Vous prétendez par ailleurs encadrer les cas dans lesquels la commune aura l’obligation de contribuer aux dépenses de l’école privée de la commune voisine. Cette contribution serait due dans quatre hypothèses, dont certaines relèvent de la convenance personnelle.

-          Le premier motif porte sur l’absence de capacité d’accueil dans la commune de résidence. Ce critère pourrait sembler justifié, mais ce serait oublier un peu vite le principe issu du préambule de la Constitution de 1946 qui dispose que « l’organisation de l’enseignement public, gratuit et laïque à tous les degrés, est un devoir de l’État ». Il devrait, en conséquence, n’y avoir aucune commune ou regroupement de communes dépourvus d’école publique. Par ailleurs, l’alinéa que je viens de citer impose que l’enseignement soit laïque. Les collectivités locales ne peuvent donc pas sous-traiter leurs obligations scolaires à des associations rattachées à un culte, comme c’est le plus souvent le cas des établissements privés, avec parfois des débordements auxquels je reviendrai en défendant l’un de mes amendements.

 

-          Le second motif tiendrait aux obligations professionnelles des parents, lorsqu’ils résident dans une commune qui n’assure pas directement ou indirectement la restauration et la garde des enfants. Mais que recouvre réellement cette catégorie ? S’agit-il uniquement des cas ou les deux parents ont des horaires décalés, ou bien est-ce déjà la porte ouverte aux convenances personnelles ? Pourquoi la proposition n’impose-t-elle pas que la garderie et le service de restauration soient bien assurés dans l’école d’accueil ?

 

-          -Enfin, le regroupement de la fratrie est l’exemple même du motif pour convenance personnelle. Il suffit qu’une famille ait, pour une raison relevant de son seul choix, scolarisé son premier enfant dans une école privée d’une autre commune pour que la scolarisation de l’ensemble de la fratrie dans ce même établissement soit imposée à la commune de résidence.

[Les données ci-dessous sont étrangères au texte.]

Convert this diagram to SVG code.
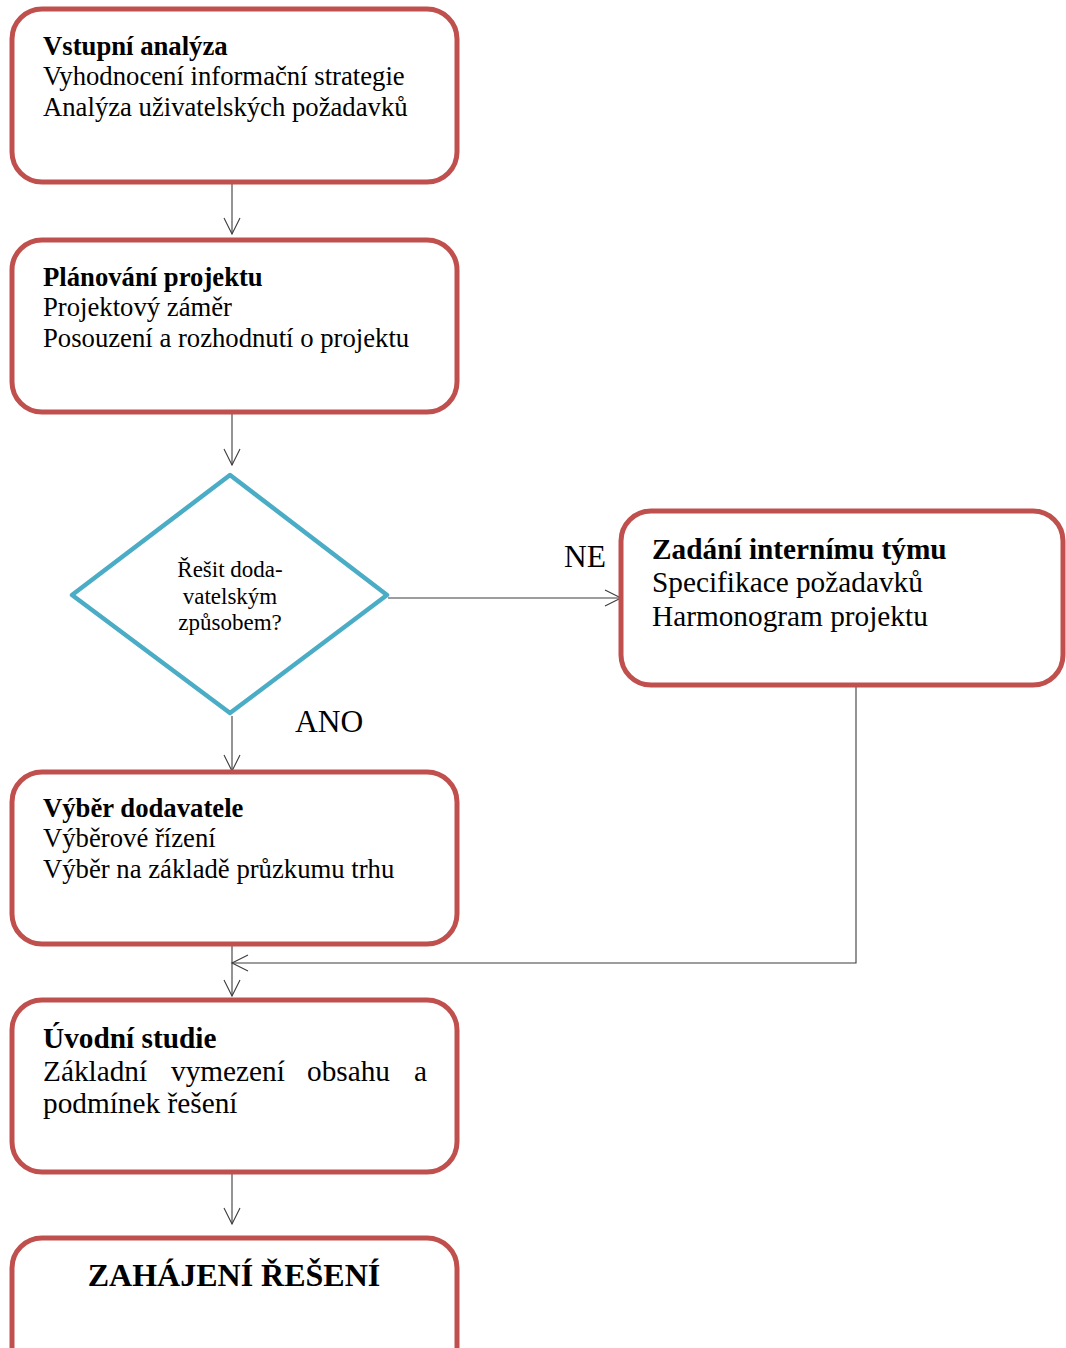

L’interprétation large de ces trois « motifs légitimes » recouvre la quasi-totalité des enfants scolarisés dans l’enseignement privé en dehors de leur commune de résidence.

Par ailleurs, lorsque le financement n’est pas rendu obligatoire, il pourra néanmoins être assuré à titre facultatif. Nous sommes en présence d’une atteinte directe aux principes de laïcité et d’égalité. Le choix de subventionner une association rattachée à une religion ou à un culte serait contraire au principe constitutionnel de laïcité selon lequel « la République ne reconnaît, ne salarie ni ne subventionne aucun culte » ( article 2 de la loi du 9 décembre 1905.)

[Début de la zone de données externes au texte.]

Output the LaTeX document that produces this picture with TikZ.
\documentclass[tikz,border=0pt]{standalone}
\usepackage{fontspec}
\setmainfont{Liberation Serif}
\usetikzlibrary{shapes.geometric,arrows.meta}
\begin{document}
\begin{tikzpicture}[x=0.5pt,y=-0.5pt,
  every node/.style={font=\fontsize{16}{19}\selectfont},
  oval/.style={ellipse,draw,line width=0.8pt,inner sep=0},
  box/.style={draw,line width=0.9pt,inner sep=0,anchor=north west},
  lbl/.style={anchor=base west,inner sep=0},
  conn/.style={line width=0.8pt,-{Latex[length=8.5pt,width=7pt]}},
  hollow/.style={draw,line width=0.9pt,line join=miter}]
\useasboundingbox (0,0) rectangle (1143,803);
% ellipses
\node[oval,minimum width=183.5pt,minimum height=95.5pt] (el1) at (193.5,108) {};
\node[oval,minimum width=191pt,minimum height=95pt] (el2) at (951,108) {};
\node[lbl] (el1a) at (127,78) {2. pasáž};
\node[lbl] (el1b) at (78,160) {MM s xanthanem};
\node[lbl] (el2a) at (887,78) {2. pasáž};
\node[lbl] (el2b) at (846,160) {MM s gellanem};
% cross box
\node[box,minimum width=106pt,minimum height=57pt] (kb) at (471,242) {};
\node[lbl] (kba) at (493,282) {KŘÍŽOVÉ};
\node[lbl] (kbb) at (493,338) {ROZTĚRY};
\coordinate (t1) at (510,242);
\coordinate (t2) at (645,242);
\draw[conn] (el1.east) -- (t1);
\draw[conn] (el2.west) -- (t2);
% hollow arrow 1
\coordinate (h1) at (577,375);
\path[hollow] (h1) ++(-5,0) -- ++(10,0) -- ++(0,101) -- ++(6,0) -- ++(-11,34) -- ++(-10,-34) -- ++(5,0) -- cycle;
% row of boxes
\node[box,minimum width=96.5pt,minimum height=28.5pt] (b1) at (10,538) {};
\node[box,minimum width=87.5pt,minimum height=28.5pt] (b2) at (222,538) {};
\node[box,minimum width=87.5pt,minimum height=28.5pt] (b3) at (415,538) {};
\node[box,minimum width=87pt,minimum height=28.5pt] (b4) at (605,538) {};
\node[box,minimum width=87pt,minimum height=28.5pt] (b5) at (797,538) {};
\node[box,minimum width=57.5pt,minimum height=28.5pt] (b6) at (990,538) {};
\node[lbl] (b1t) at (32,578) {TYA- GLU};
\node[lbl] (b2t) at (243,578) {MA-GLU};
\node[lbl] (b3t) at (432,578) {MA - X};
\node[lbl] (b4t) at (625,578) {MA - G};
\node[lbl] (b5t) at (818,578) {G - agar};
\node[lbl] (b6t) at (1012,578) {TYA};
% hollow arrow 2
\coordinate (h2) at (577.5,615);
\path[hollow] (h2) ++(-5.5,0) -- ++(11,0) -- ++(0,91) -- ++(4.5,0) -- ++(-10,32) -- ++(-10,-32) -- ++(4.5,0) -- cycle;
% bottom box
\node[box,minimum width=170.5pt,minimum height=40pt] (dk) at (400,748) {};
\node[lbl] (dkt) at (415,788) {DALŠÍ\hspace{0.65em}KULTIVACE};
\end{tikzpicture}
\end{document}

Attaché aux principes de laïcité de la République et d’égalité des citoyens, je vous appelle, mes chers collègues, à rejeter cette proposition de loi, car elle porte en elle des ferments de désagrégation de l’école républicaine et laïque. Restons attachés à l’adage « à l’enseignement public, fonds publics ; à l’enseignement privé, fonds privés » ! Cet adage ne reflète malheureusement pas le droit applicable depuis les lois Debré, mais pour ma part je reste fidèle aux valeurs défendues par ma famille politique républicaine de gauche, qui s’est toujours élevée contre la loi de 1959 et les accords ultérieurs avec l’enseignement privé.

Je souhaiterais, en cas d’adoption de ce texte, que nous soyons assez nombreux pour prolonger notre engagement républicain et laïque par une saisine du Conseil constitutionnel, qui ne manquera pas de censurer les atteintes les plus flagrantes aux principes de l’article 40, de libre administration des collectivités locales, d’égalité et de laïcité.